* Request *
Which lines hold the word "that"? Show each of them.

* Supplied data *

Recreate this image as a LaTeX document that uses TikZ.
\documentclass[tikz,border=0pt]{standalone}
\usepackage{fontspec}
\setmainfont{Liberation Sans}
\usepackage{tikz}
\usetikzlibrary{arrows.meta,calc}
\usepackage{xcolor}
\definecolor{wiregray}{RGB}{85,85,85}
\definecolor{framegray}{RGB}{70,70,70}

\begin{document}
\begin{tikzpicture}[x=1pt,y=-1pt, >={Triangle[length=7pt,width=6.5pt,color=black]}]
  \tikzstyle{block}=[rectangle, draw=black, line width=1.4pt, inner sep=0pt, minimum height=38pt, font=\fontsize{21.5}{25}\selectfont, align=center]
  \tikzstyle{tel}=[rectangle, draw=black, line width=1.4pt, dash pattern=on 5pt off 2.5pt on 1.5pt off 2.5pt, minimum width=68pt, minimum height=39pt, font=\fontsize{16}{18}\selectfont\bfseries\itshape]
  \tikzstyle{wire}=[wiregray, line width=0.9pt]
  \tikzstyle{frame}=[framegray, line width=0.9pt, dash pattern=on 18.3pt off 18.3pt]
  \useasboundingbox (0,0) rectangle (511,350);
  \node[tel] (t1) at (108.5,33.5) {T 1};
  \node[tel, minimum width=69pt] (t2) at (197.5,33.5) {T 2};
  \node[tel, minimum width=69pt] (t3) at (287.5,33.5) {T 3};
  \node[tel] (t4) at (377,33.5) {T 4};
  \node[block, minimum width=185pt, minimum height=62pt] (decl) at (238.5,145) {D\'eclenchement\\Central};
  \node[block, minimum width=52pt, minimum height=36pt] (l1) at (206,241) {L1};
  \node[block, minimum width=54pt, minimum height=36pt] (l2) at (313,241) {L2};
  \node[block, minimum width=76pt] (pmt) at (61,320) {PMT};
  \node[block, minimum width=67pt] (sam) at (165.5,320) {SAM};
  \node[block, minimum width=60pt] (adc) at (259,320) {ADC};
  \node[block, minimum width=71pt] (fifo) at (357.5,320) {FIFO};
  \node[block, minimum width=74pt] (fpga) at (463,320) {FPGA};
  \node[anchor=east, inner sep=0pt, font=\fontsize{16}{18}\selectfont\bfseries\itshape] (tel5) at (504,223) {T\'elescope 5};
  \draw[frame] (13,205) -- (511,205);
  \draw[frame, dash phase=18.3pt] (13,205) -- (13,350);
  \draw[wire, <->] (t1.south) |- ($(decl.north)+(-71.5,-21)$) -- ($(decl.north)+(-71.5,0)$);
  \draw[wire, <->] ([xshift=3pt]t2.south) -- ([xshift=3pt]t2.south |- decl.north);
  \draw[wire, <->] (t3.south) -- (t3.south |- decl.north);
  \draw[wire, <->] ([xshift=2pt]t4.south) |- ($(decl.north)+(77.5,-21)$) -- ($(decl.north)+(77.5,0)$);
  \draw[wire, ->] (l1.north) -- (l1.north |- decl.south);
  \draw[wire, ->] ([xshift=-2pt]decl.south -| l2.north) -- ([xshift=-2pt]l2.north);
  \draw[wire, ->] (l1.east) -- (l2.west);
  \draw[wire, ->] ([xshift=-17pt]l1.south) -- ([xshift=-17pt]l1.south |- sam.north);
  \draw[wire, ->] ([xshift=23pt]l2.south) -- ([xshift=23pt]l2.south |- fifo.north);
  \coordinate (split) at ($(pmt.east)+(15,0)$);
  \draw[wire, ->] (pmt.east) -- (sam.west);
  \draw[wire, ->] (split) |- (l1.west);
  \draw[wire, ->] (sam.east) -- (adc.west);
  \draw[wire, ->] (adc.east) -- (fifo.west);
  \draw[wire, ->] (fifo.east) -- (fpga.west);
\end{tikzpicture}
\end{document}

* * *

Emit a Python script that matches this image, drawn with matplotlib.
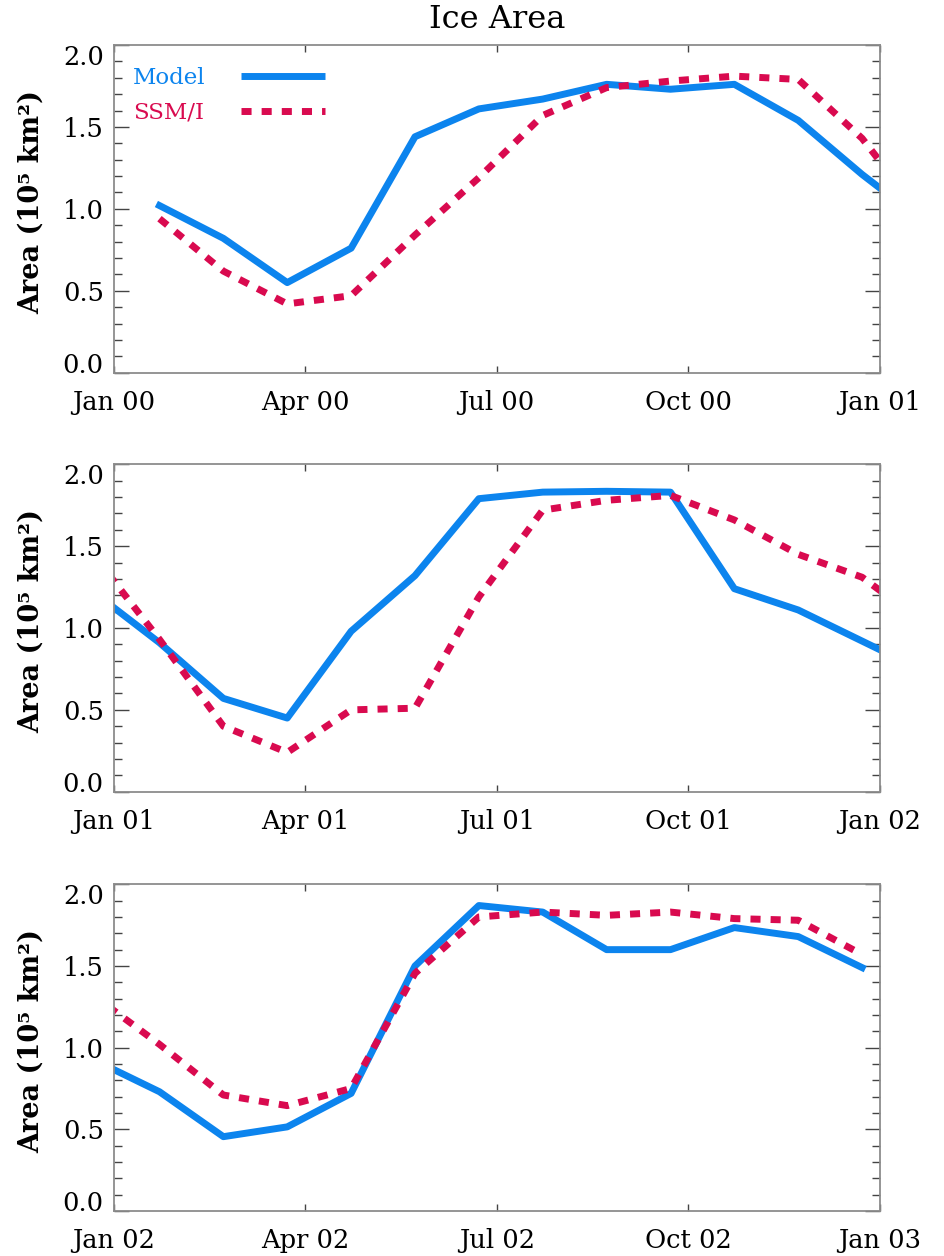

* Final answer *
Recreate this image as a LaTeX document that uses TikZ.
Emit a Python script that matches this image, drawn with matplotlib.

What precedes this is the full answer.